I’m very interested in food economy, I’ve been learning so much about it. When I was at school, like lots of us probably, I was doing domestic science and I learned how to cook. And alright the boys should have been there too and weren’t, but anyway. Long ago, when I was teaching and the National Curriculum was just coming in, the cookery disappeared and instead food became a design material that was part of Design Technology. And there was no nutrition involved anymore, obviously. And the parts of the curriculum were all designed by different committees, set up by the department for education and on the Design Technology, brackets, food, committee was a certain J Sainsbury. So I think they set out their stall very early on then that we were going to stop being people who control our own food, where it came from, how we cook it, how we eat it, and just become consumers. And we’ve gone downhill since then and that was long ago.

The school strike thing has fizzled out really. There were only 5 of us, out of 800 in the school. And it was more disruptive than you think taking a day a month off school. Yeah, we were definitely thought of as the odd ones out. Most people in the school don’t worry about it at all.

There is just no way that kids are being educated for the future. The new curriculum is supposed to be better, but that’s not coming in properly for ages. Meantime its all exams and talking about jobs. What jobs?

My son, he’s 14, has just been spending every day working on the farm [during lockdown]. He loves it. I don’t think he’ll want to go back to school.

Yeah, young people with their banners! But what about the kids that leave all that litter by Llyn Padarn? People say its tourists but there aren’t any tourists at the moment. Its OUR kids doing that. Jesus.

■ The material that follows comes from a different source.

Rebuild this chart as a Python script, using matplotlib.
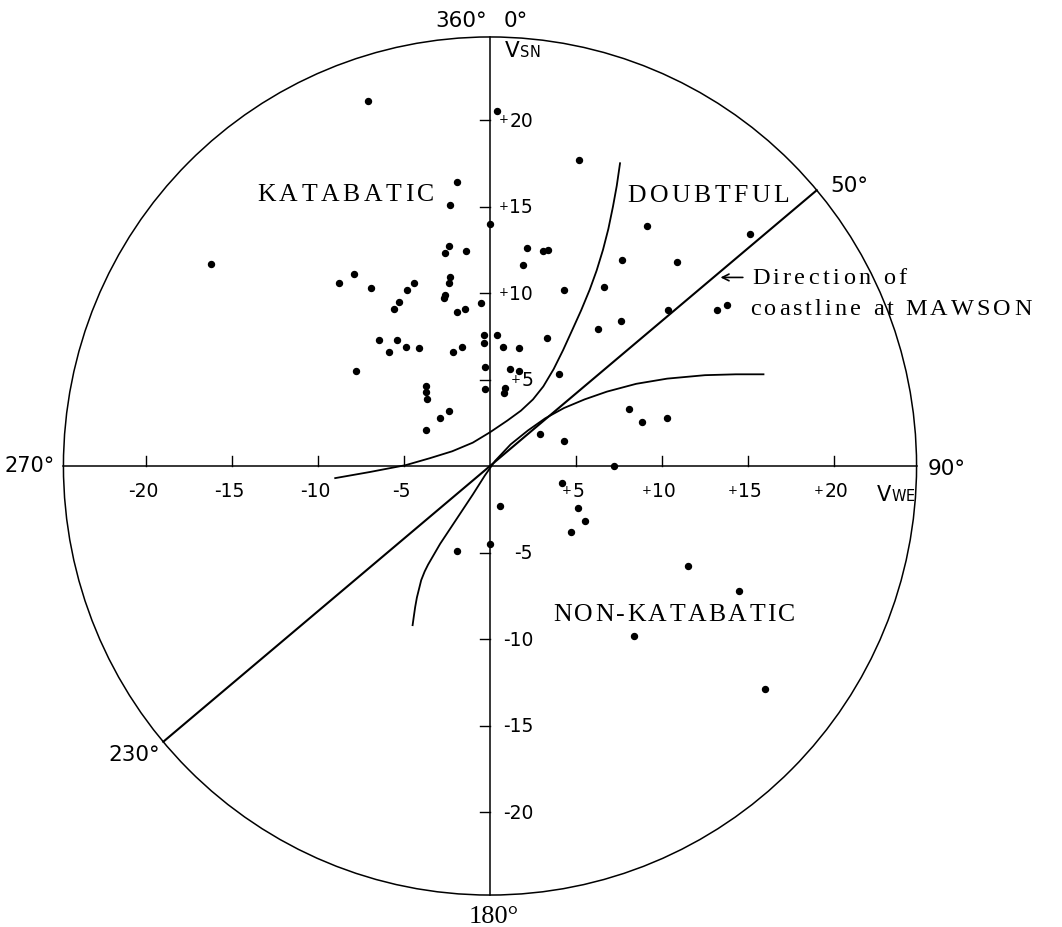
import numpy as np
import matplotlib
matplotlib.use('Agg')
import matplotlib.pyplot as plt
from matplotlib.patches import Circle
from matplotlib.font_manager import findfont, FontProperties
from matplotlib.ft2font import FT2Font

# wind vector components of the observations (m/s)
v_we = [-7.1, 0.4, 5.2, -1.9, -16.2, -2.3, 0.0, -2.4, -2.6, -1.4,
        2.15, 3.1, 3.4, 1.9, -8.8, -7.9, -6.9, -4.4, -4.8, -5.3,
        -5.6, -2.3, -2.4, -2.6, -2.7, -1.9, -1.45, -0.5, 4.3, -6.45,
        -5.4, -5.9, -4.9, -4.1, -2.15, -1.6, -0.35, -0.35, 0.4, 0.75,
        1.7, 3.3, -7.8, -0.3, 1.15, 1.7, 4.0, -3.7, -3.7, -3.65,
        -0.3, 0.9, 0.8, -2.4, -2.9, -3.7, 2.9, 4.3, 9.1, 15.1,
        7.7, 10.9, 6.6, 10.35, 13.2, 13.8, 7.6, 6.3, 8.1, 8.85,
        10.3, 7.2, 4.2, 0.6, 5.1, 5.5, 4.7, -1.9, 0.0, 11.5,
        14.5, 8.4, 16.0]
v_sn = [21.1, 20.5, 17.7, 16.4, 11.7, 15.1, 14.0, 12.7, 12.3, 12.4,
        12.6, 12.4, 12.5, 11.6, 10.6, 11.1, 10.3, 10.6, 10.2, 9.5,
        9.1, 10.9, 10.6, 9.9, 9.7, 8.9, 9.1, 9.4, 10.2, 7.3,
        7.3, 6.6, 6.9, 6.8, 6.6, 6.9, 7.6, 7.1, 7.6, 6.9,
        6.8, 7.4, 5.5, 5.7, 5.6, 5.5, 5.3, 4.6, 4.3, 3.9,
        4.45, 4.5, 4.2, 3.2, 2.8, 2.1, 1.85, 1.45, 13.9, 13.4,
        11.9, 11.8, 10.35, 9.0, 9.0, 9.3, 8.4, 7.9, 3.3, 2.55,
        2.8, 0.0, -1.0, -2.3, -2.4, -3.2, -3.8, -4.9, -4.5, -5.8,
        -7.2, -9.8, -12.9]

# katabatic / doubtful boundary
kat_x = [-9.0, -7.0, -4.9, -3.5, -2.2, -1.0, 0.0, 1.0, 1.8, 2.5, 3.1,
         3.7, 4.25, 4.8, 5.3, 5.8, 6.2, 6.57, 6.88, 7.15, 7.37, 7.56]
kat_y = [-0.7, -0.35, 0.05, 0.45, 0.85, 1.35, 1.95, 2.62, 3.2, 3.85, 4.6,
         5.6, 6.7, 7.9, 9.0, 10.2, 11.3, 12.5, 13.7, 15.0, 16.2, 17.5]

# doubtful / non-katabatic boundary
non_x = [-4.5, -4.43, -4.35, -4.25, -4.0, -3.8, -3.6, -2.9, -1.9, -1.0,
         -0.3, 0.3, 1.2, 2.2, 3.2, 4.3, 5.5, 6.8, 8.5, 10.3, 12.5, 14.3, 15.9]
non_y = [-9.2, -8.7, -8.15, -7.6, -6.6, -6.1, -5.7, -4.5, -3.0, -1.65,
         -0.55, 0.3, 1.25, 2.05, 2.75, 3.35, 3.85, 4.3, 4.75, 5.05, 5.25, 5.3, 5.3]

coast_dir = 50          # direction of coastline at Mawson, degrees
radius = 24.8
ticks = [-20, -15, -10, -5, 5, 10, 15, 20]

SANS = 'DejaVu Sans'
SERIF = 'Liberation Serif'

fig = plt.figure(figsize=(10.62, 9.27), dpi=100)
ax = fig.add_axes([0, 0, 1, 1])
ax.set_xlim(-490 / 17.2, 572 / 17.2)
ax.set_ylim(-461 / 17.3, 466 / 17.3)
ax.axis('off')
renderer = fig.canvas.get_renderer()

ax.add_patch(Circle((0, 0), radius, fill=False, lw=1.1, color='black'))
ax.plot([-radius, radius], [0, 0], color='black', lw=1.1)
ax.plot([0, 0], [-radius, radius], color='black', lw=1.1)

for t in ticks:
    ax.plot([t, t], [0, 0.58], color='black', lw=1.0)
    ax.plot([-0.58, 0], [t, t], color='black', lw=1.0)

# coastline direction
a = np.radians(coast_dir)
ax.plot([-radius * np.sin(a), radius * np.sin(a)],
        [-radius * np.cos(a), radius * np.cos(a)], color='black', lw=1.5)

ax.plot(kat_x, kat_y, color='black', lw=1.3)
ax.plot(non_x, non_y, color='black', lw=1.3)
ax.plot(v_we, v_sn, 'o', color='black', ms=4.3)


def track_text(x, y, s, size, track, family=SERIF, start=0.0):
    """Write s letter by letter with extra spacing (points)."""
    font = FT2Font(findfont(FontProperties(family=family)))
    font.set_size(size, 72)
    pos = start
    for ch in s:
        ax.annotate(ch, (x, y), xytext=(pos, 0), textcoords='offset points',
                    fontsize=size, family=family, ha='left', va='baseline')
        pos += font.load_char(ord(ch)).linearHoriAdvance / 65536 + track
    return pos


def tick_label(x, y, t, ha):
    num = ax.text(x, y, str(t) if t > 0 else '-' + str(abs(t)),
                  fontsize=13.5, family=SANS, ha=ha, va='baseline')
    if t > 0:
        bb = num.get_window_extent(renderer)
        left = ax.transData.inverted().transform((bb.x0 - 1, 0))[0]
        ax.text(left, y + 0.2, '+', fontsize=8.5, family=SANS,
                ha='right', va='baseline')


for t in ticks:
    tick_label(t + (0.12 if t > 0 else -0.15), -1.8, t, 'center')
    tick_label(2.5, t - 0.4, t, 'right')

# compass directions
ax.text(-0.17, 25.4, '360°', fontsize=15.5, family=SANS, ha='right', va='baseline')
ax.text(0.81, 25.4, '0°', fontsize=15.5, family=SANS, ha='left', va='baseline')
ax.text(-25.3, 0.0, '270°', fontsize=15, family=SANS, ha='right', va='center')
ax.text(25.45, -0.2, '90°', fontsize=15.5, family=SANS, ha='left', va='center')
ax.text(0.23, -26.4, '180°', fontsize=19, family=SERIF, ha='center', va='baseline')
ax.text(19.77, 15.84, '50°', fontsize=15.5, family=SANS, ha='left', va='baseline')
ax.text(-19.2, -16.7, '230°', fontsize=15.5, family=SANS, ha='right', va='center')

# axis names
end = track_text(0.87, 23.64, 'V', 15.5, 0, family=SANS)
track_text(0.87, 23.64, 'SN', 10.5, 0.3, family=SANS, start=end)
end = track_text(22.5, -2.02, 'V', 15, 0, family=SANS)
track_text(22.5, -2.02, 'WE', 10.5, 0.3, family=SANS, start=end)

# region names
track_text(-13.55, 15.3, 'KATABATIC', 18.5, 2.6)
track_text(8.0, 15.25, 'DOUBTFUL', 18.5, 2.5)
track_text(3.66, -8.96, 'NON-KATABATIC', 18.5, 1.8)
track_text(15.23, 10.5, 'Direction of', 17.5, 2.4)
track_text(15.1, 8.7, 'coastline at MAWSON', 17.5, 2.2)
ax.annotate('', xy=(13.4, 10.9), xytext=(14.7, 10.9),
            arrowprops=dict(arrowstyle='->', lw=1.2, color='black',
                            mutation_scale=12, shrinkA=0, shrinkB=0))

fig.savefig('out.png', dpi=100, facecolor='white')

I feel incredibly hopeful about the future. I’m talking of 300 years, 1000 years from now though. Not like 10 years. It’s not going to change while the people who are in power now - they aren’t going to let go of that power. We aren’t going to be able to make the world a better place while all this corruption is in place. Politics, the markets. Nothings going to change because they aren’t going to let go of their power. They are just using the world for their own interests. It’s going to be our generation, and then generations after us that change things. I think we’ve got better values than say your generation. And there’s more science fiction setting out ideas for how to live in the future, and we look at that, films and youtube and books and that, and we learn from it and start to think what we can invent or how we can live better. I’m not talking about school. I didn’t learn anything about it there. No disrespect, but I think we have more idea about what is going on and what we can do about it. And when we have kids, we’ll pass on better values to them and them onto theirs. I think its going to be about what we do with the land and also technology is going to help because new things like bitcoin are going to transform how the world works, and you’ll be able to trace every transaction and all that corruption and power will be disrupted. But yeah, I am talking long term. I’m really optimistic.